Tet tec tec.
Sala de aula.
Tec tec tec.
O professor fala, os estudantes digitam.
Resignado, ele tenta manter a atenção da rapaziada por pelos menos cinco minutos.
Tec tec tec. É difícil.
Até o aluno mais esforçado é provocado pelas tentações que vêm pelo wi-fi. “Vamos combinar a noite de sábado?” Questão importantíssima. Mais relevante neste momento que a Semana de 22, que a Tarsila e o Mario de Andrade. Tarsila, mulher interessante. Por que só ouvir o professor se posso fazer uma busca pelo nome dela: Tarsila do Amaral. Bonitona.
Tec tec tec:
-- “Quando eu tiver uma filha, vou chamar de Tarsila”.
-- “Que! Mudou de assunto? E a balada?”
O professor lá na frente também muda de assunto.
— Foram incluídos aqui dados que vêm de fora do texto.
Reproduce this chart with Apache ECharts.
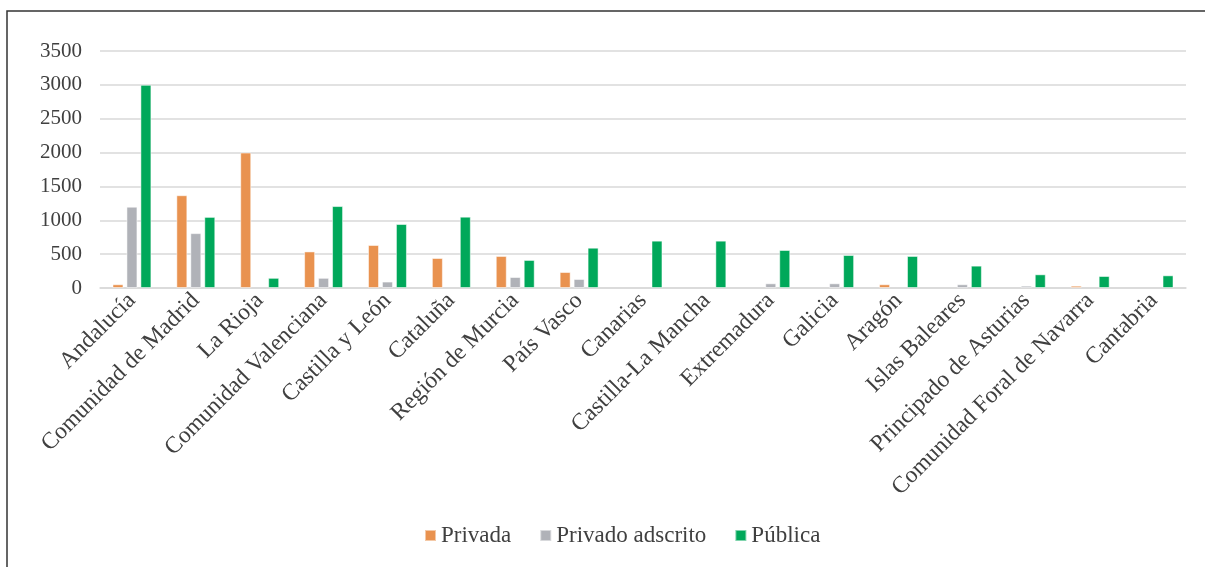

Fala de Bandeira:
“Belo belo minha bela
Tenho tudo que não quero
Não tenho nada que quero”
Bacana o poema. E o menino lembra da namorada. Será que ela ia entender?
Tec tec tec. Lá vai Bandeira. A poesia entra na máquina que o poeta nunca conheceu:
“Não quero óculos nem tosse
Nem obrigação de voto
Quero quero
Quero a solidão dos píncaros
A água da fonte escondida
A rosa que floresceu”
São esses os versos que o menino acha que escreveu. Mas o aplicativo, esse metido, vai completando as palavras assim que ele digita as primeiras letras. Um olhar no professor outro na telinha, o apaixonado digital nem nota. O que a namorada recebe do outro lado é assim:
“Não quero outro desse tópico
Sempre ocupado com nematóides toscos
Quero quero
Quero a solução das pinças
A água da forma estabelecida
A rola que flores deu”
O tec tec parou. Não veio resposta. Será que a menina está encantada lá do outro lado do wi-fi? O impacto foi tão grande?
Faz um teste. Tec tec tec. “Viva Bandeira!”
Desta vez o aplicativo não altera as palavras. Viva é viva e bandeira é bandeira. E a menina se manifesta: “Pirou?”
***
Uma vez acompanhei de longe uma visita do Ariano Suassuna à redação de um web site onde eu trabalhava. O jornalista que o guiava mostrava os computadores e seus softwares que podiam fazer isso e aquilo. No rosto de Suassuna, tédio. Obviamente ele não se interessava por nada do que via. Por mais que o jornalista se esforçasse, o pernambucano não mostrava entusiasmo. Até que abriu a boca e contou uma historinha: “Na outra redação (a da Folha de São Paulo), o jornalista quis me mostrar as maravilhas do corretor ortográfico automático e digitou uma frase com o meu nome. O corretor achou que estava errado e corrigiu. Virei um ‘ariano assassino’”.